Cadillac lost money on each of the 21,000 units sold. Even with the astonishing MSRP of $54,000 ($140,000 today!), they still couldn’t profit due to the lengthy manufacturing process. Partnering with the unwise price tag was the underpowered Northstar V8 producing a humiliating 170hp to the Allante, which was chicken feed for the 1989 Mercedes SL which pushed out 326hp at just $45,000!
3 1974 Jaguar XK-E V12 Series III
Today Jaguar is part of Land Rover, the most unreliable luxury brand in the world. Back in the 70s, they had another problem, Known as XK-E Series III, or E-Type in Europe. The XK-E was once a stunning 260hp+ sports car capable of 150mph in the 60s! On the other hand, the series three XK-E had to appeal to the North American market during the 70s.
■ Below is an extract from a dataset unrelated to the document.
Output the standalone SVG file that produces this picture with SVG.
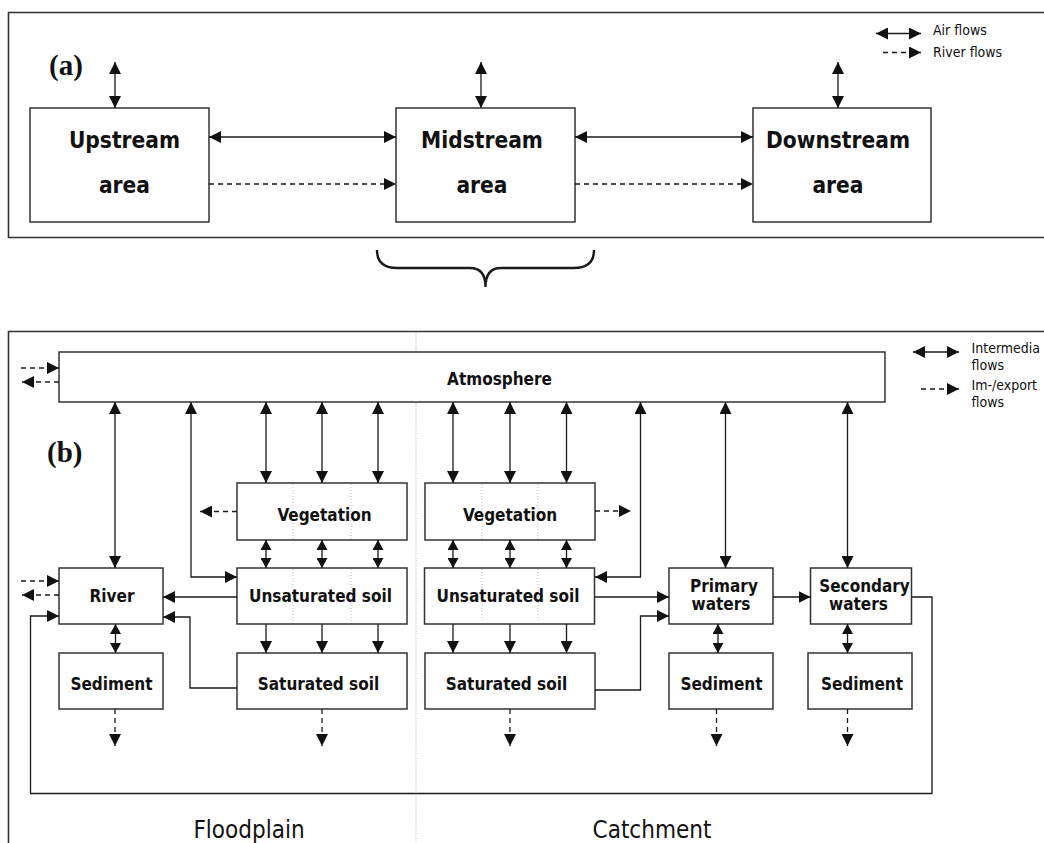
<svg xmlns="http://www.w3.org/2000/svg" width="1044" height="843" viewBox="0 0 1044 843">
<style>
.frame{fill:none;stroke:#333;stroke-width:1.6}
.box{fill:#fff;stroke:#333;stroke-width:1.5}
.grid{stroke:#bbb;stroke-width:1;stroke-dasharray:1,2}
.ln{fill:none;stroke:#1a1a1a;stroke-width:1.3}
.ds{fill:none;stroke:#1a1a1a;stroke-width:1.3;stroke-dasharray:5,4}
.big{font-family:"DejaVu Sans Condensed","DejaVu Sans",sans-serif;font-stretch:condensed;font-weight:bold;font-size:22.5px;fill:#111;text-anchor:middle}
.lbl{font-family:"DejaVu Sans Condensed","DejaVu Sans",sans-serif;font-stretch:condensed;font-weight:bold;font-size:17px;fill:#111;text-anchor:middle}
.leg{font-family:"DejaVu Sans Condensed","DejaVu Sans",sans-serif;font-stretch:condensed;font-size:14px;fill:#111}
.reg{font-family:"DejaVu Sans Condensed","DejaVu Sans",sans-serif;font-stretch:condensed;font-size:24px;fill:#111;text-anchor:middle}
.pan{font-family:"Liberation Serif",serif;font-weight:bold;font-size:29px;fill:#111}
</style>
<defs>
<marker id="ah" viewBox="0 0 12 12" refX="12" refY="6" markerWidth="12" markerHeight="12" markerUnits="userSpaceOnUse" orient="auto-start-reverse">
<path d="M0,0 L12,6 L0,12 z" fill="#111"/>
</marker>
<marker id="sh" viewBox="0 0 10 11" refX="10" refY="5.5" markerWidth="10" markerHeight="11" markerUnits="userSpaceOnUse" orient="auto-start-reverse">
<path d="M0,0 L10,5.5 L0,11 z" fill="#111"/>
</marker>
</defs>
<rect width="1044" height="843" fill="#fff"/>

<g id="frames">
<path class="frame" d="M1045,12.5 H8.5 V237.5 H1045"/>
<path class="frame" d="M1045,331.5 H8.5 V845"/>
<line x1="416" y1="333" x2="416" y2="843" stroke="#aaa" stroke-width="1" stroke-dasharray="1,1.5"/>
<path class="ln" d="M377,250 Q377,268 397,268 H470 Q485.5,268 485.5,287 Q485.5,268 501,268 H574 Q594,268 594,250" style="stroke-width:2.4"/>
</g>

<text class="pan" x="49" y="75">(a)</text>
<text class="pan" x="47" y="462">(b)</text>

<g id="upstream">
<rect class="box" x="30" y="108" width="179" height="114"/>
<text class="big" x="124.5" y="148">Upstream</text>
<text class="big" x="124.5" y="193">area</text>
</g>
<g id="midstream">
<rect class="box" x="396" y="108" width="179" height="114"/>
<text class="big" x="482" y="148">Midstream</text>
<text class="big" x="482" y="193">area</text>
</g>
<g id="downstream">
<rect class="box" x="753" y="108" width="178" height="114"/>
<text class="big" x="838" y="148">Downstream</text>
<text class="big" x="838" y="193">area</text>
</g>

<g id="legend-a">
<line class="ln" x1="876" y1="33.5" x2="921" y2="33.5" marker-start="url(#ah)" marker-end="url(#ah)"/>
<text class="leg" x="933" y="35">Air flows</text>
<line class="ds" x1="883" y1="52.5" x2="921" y2="52.5" marker-end="url(#ah)"/>
<text class="leg" x="933" y="57">River flows</text>
</g>

<g id="connectors-a">
<line class="ln" x1="115" y1="62" x2="115" y2="108" marker-start="url(#ah)" marker-end="url(#ah)"/>
<line class="ln" x1="481" y1="62" x2="481" y2="108" marker-start="url(#ah)" marker-end="url(#ah)"/>
<line class="ln" x1="838" y1="62" x2="838" y2="108" marker-start="url(#ah)" marker-end="url(#ah)"/>
<line class="ln" x1="209" y1="137" x2="396" y2="137" marker-start="url(#ah)" marker-end="url(#ah)"/>
<line class="ln" x1="575" y1="137" x2="753" y2="137" marker-start="url(#ah)" marker-end="url(#ah)"/>
<line class="ds" x1="209" y1="184" x2="396" y2="184" marker-end="url(#ah)"/>
<line class="ds" x1="575" y1="184" x2="753" y2="184" marker-end="url(#ah)"/>
</g>

<g id="atmosphere">
<rect class="box" x="59" y="352" width="826" height="50"/>
<text class="lbl" x="499.5" y="385">Atmosphere</text>
</g>
<g id="veg-fp">
<rect class="box" x="237" y="483" width="170" height="57"/>
<line class="grid" x1="293" y1="484" x2="293" y2="539"/>
<line class="grid" x1="351" y1="484" x2="351" y2="539"/>
<text class="lbl" x="324.5" y="521">Vegetation</text>
</g>
<g id="veg-ca">
<rect class="box" x="425" y="483" width="170" height="57"/>
<line class="grid" x1="482" y1="484" x2="482" y2="539"/>
<line class="grid" x1="538" y1="484" x2="538" y2="539"/>
<text class="lbl" x="510" y="521">Vegetation</text>
</g>
<g id="unsat-fp">
<rect class="box" x="237" y="568" width="170" height="56"/>
<line class="grid" x1="293" y1="569" x2="293" y2="623"/>
<line class="grid" x1="351" y1="569" x2="351" y2="623"/>
<text class="lbl" x="320.5" y="602">Unsaturated soil</text>
</g>
<g id="unsat-ca">
<rect class="box" x="424.5" y="568" width="170" height="56"/>
<line class="grid" x1="482" y1="569" x2="482" y2="623"/>
<line class="grid" x1="538" y1="569" x2="538" y2="623"/>
<text class="lbl" x="508" y="602">Unsaturated soil</text>
</g>
<g id="river">
<rect class="box" x="59" y="568" width="104" height="56"/>
<text class="lbl" x="112" y="602">River</text>
</g>
<g id="sed-river">
<rect class="box" x="59" y="653" width="104" height="56"/>
<text class="lbl" x="111.5" y="690">Sediment</text>
</g>
<g id="sat-fp">
<rect class="box" x="237" y="653" width="170" height="56"/>
<text class="lbl" x="318.5" y="690">Saturated soil</text>
</g>
<g id="sat-ca">
<rect class="box" x="425" y="653" width="170" height="56"/>
<text class="lbl" x="506.5" y="690">Saturated soil</text>
</g>
<g id="primary">
<rect class="box" x="669" y="568" width="104" height="56"/>
<text class="lbl" x="724" y="592">Primary</text>
<text class="lbl" x="721" y="610">waters</text>
</g>
<g id="secondary">
<rect class="box" x="810.5" y="568" width="101" height="56"/>
<text class="lbl" x="864.5" y="592">Secondary</text>
<text class="lbl" x="858.5" y="610">waters</text>
</g>
<g id="sed-primary">
<rect class="box" x="669" y="653" width="104" height="56"/>
<text class="lbl" x="721.5" y="690">Sediment</text>
</g>
<g id="sed-secondary">
<rect class="box" x="808" y="653" width="104" height="56"/>
<text class="lbl" x="862" y="690">Sediment</text>
</g>

<g id="legend-b">
<line class="ln" x1="913" y1="352" x2="959" y2="352" marker-start="url(#ah)" marker-end="url(#ah)"/>
<text class="leg" x="971.5" y="353">Intermedia</text>
<text class="leg" x="971.5" y="370">flows</text>
<line class="ds" x1="921" y1="389" x2="959" y2="389" marker-end="url(#ah)"/>
<text class="leg" x="971.5" y="390">Im-/export</text>
<text class="leg" x="971.5" y="407">flows</text>
</g>

<text class="reg" x="249" y="838">Floodplain</text>
<text class="reg" x="652" y="838">Catchment</text>

<g id="connectors-b">
<line class="ds" x1="21" y1="368" x2="59" y2="368" marker-end="url(#ah)"/>
<line class="ds" x1="59" y1="382" x2="22" y2="382" marker-end="url(#ah)"/>
<line class="ds" x1="21" y1="581" x2="59" y2="581" marker-end="url(#ah)"/>
<line class="ds" x1="59" y1="595" x2="22" y2="595" marker-end="url(#ah)"/>
<line class="ds" x1="237" y1="511.5" x2="200" y2="511.5" marker-end="url(#ah)"/>
<line class="ds" x1="595" y1="511" x2="631" y2="511" marker-end="url(#ah)"/>
<line class="ds" x1="115" y1="709" x2="115" y2="746" marker-end="url(#ah)"/>
<line class="ds" x1="322" y1="709" x2="322" y2="746" marker-end="url(#ah)"/>
<line class="ds" x1="510" y1="709" x2="510" y2="746" marker-end="url(#ah)"/>
<line class="ds" x1="716.5" y1="709" x2="716.5" y2="746" marker-end="url(#ah)"/>
<line class="ds" x1="847.5" y1="709" x2="847.5" y2="746" marker-end="url(#ah)"/>
<line class="ln" x1="115" y1="402" x2="115" y2="568" marker-start="url(#ah)" marker-end="url(#ah)"/>
<polyline class="ln" points="191,402 191,577 237,577" marker-start="url(#ah)" marker-end="url(#ah)"/>
<line class="ln" x1="266" y1="402" x2="266" y2="483" marker-start="url(#ah)" marker-end="url(#ah)"/>
<line class="ln" x1="322" y1="402" x2="322" y2="483" marker-start="url(#ah)" marker-end="url(#ah)"/>
<line class="ln" x1="378" y1="402" x2="378" y2="483" marker-start="url(#ah)" marker-end="url(#ah)"/>
<line class="ln" x1="453" y1="402" x2="453" y2="483" marker-start="url(#ah)" marker-end="url(#ah)"/>
<line class="ln" x1="510" y1="402" x2="510" y2="483" marker-start="url(#ah)" marker-end="url(#ah)"/>
<line class="ln" x1="566.5" y1="402" x2="566.5" y2="483" marker-start="url(#ah)" marker-end="url(#ah)"/>
<polyline class="ln" points="640.5,402 640.5,577 595,577" marker-start="url(#ah)" marker-end="url(#ah)"/>
<line class="ln" x1="725.5" y1="402" x2="725.5" y2="568" marker-start="url(#ah)" marker-end="url(#ah)"/>
<line class="ln" x1="847.5" y1="402" x2="847.5" y2="568" marker-start="url(#ah)" marker-end="url(#ah)"/>
<line class="ln" x1="266" y1="540" x2="266" y2="568" marker-start="url(#sh)" marker-end="url(#sh)"/>
<line class="ln" x1="322" y1="540" x2="322" y2="568" marker-start="url(#sh)" marker-end="url(#sh)"/>
<line class="ln" x1="378" y1="540" x2="378" y2="568" marker-start="url(#sh)" marker-end="url(#sh)"/>
<line class="ln" x1="453" y1="540" x2="453" y2="568" marker-start="url(#sh)" marker-end="url(#sh)"/>
<line class="ln" x1="510" y1="540" x2="510" y2="568" marker-start="url(#sh)" marker-end="url(#sh)"/>
<line class="ln" x1="566.5" y1="540" x2="566.5" y2="568" marker-start="url(#sh)" marker-end="url(#sh)"/>
<line class="ln" x1="115.5" y1="624" x2="115.5" y2="653" marker-start="url(#sh)" marker-end="url(#sh)"/>
<line class="ln" x1="718" y1="624" x2="718" y2="653" marker-start="url(#sh)" marker-end="url(#sh)"/>
<line class="ln" x1="847.5" y1="624" x2="847.5" y2="653" marker-start="url(#sh)" marker-end="url(#sh)"/>
<line class="ln" x1="266" y1="624" x2="266" y2="653" marker-end="url(#ah)"/>
<line class="ln" x1="322" y1="624" x2="322" y2="653" marker-end="url(#ah)"/>
<line class="ln" x1="378" y1="624" x2="378" y2="653" marker-end="url(#ah)"/>
<line class="ln" x1="453" y1="624" x2="453" y2="653" marker-end="url(#ah)"/>
<line class="ln" x1="510" y1="624" x2="510" y2="653" marker-end="url(#ah)"/>
<line class="ln" x1="566.5" y1="624" x2="566.5" y2="653" marker-end="url(#ah)"/>
<line class="ln" x1="237" y1="597" x2="163" y2="597" marker-end="url(#ah)"/>
<polyline class="ln" points="237,688 190,688 190,617 163,617" marker-end="url(#ah)"/>
<line class="ln" x1="594.5" y1="597" x2="669" y2="597" marker-end="url(#ah)"/>
<polyline class="ln" points="595,690 640.5,690 640.5,616 669,616" marker-end="url(#ah)"/>
<line class="ln" x1="773" y1="597" x2="810.5" y2="597" marker-end="url(#ah)"/>
<polyline class="ln" points="911.5,597 932,597 932,793.5 30.5,793.5 30.5,616 59,616" marker-end="url(#ah)"/>
</g>
</svg>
Strict emissions regulations forced Jaguar to abandon the much loved 4.2-liter six-cylinder in place of a top-heavy 5.3-liter V12, greatly upsetting the weight distribution of the Great Brit.
What’s more, the North American market required ugly bumpers and modifications to the body, stealing the E-Type’s sleek finish and leading to a Jag without an identity. As a result, a car once described by Enzo Ferrari as “the most beautiful car in the world” was now a heavy, ugly land yacht.
2 1981 Cadillac V8 6-4
Today Cadillac provides the most affordable luxury car on the market, the CT5. Luckily the CT5 didn’t contain the fabled V8 6-4 engine Cadillac decided to place in all its road-going vehicles during 1981. The Seville managed to escape this notorious block. Unfortunately, the same cannot be said for Fleetwood costing customers $16,365 ($52,687 today).
The V8 6-4 engine developed with the Eaton Corporation would allow users to deactivate cylinders based on their driving automatically. Feasibly, the V8 would transform into a V6 or V4 if desired, allowing Cadillac to adhere to emissions regulations and customers to pay less at the pump. Sadly, the engines became problematic as the fuel injection systems couldn’t keep up with the cylinder changes, leading to a bumpy/laggy customer experience. As a result, many had the tech deactivated, and Cadillac discontinued it after a year!
1 BMW i3
BMW’s pioneering little spark plug has become one of the world’s worst cars to buy. The i3 arrived in 2013 in the early days of the mass-produced EV, producing 170hp with a range of 80 miles on debut; The little Bavarian improved these figures to 230hp with 113 miles of capacity by 2021. Sadly, this wasn’t enough. BMW’s i3 had the lowest range of all luxury electric vehicles across the USA, forcing the Germans to take action.
BMW charges $44,000 for the i3, meaning customers could get the much more significant, higher-ranged Polestar 2 for a similar figure. The i3 was discontinued in 2021 and replaced by the larger IX and i4 models for the North American market as the demand for larger EVs continues to grow.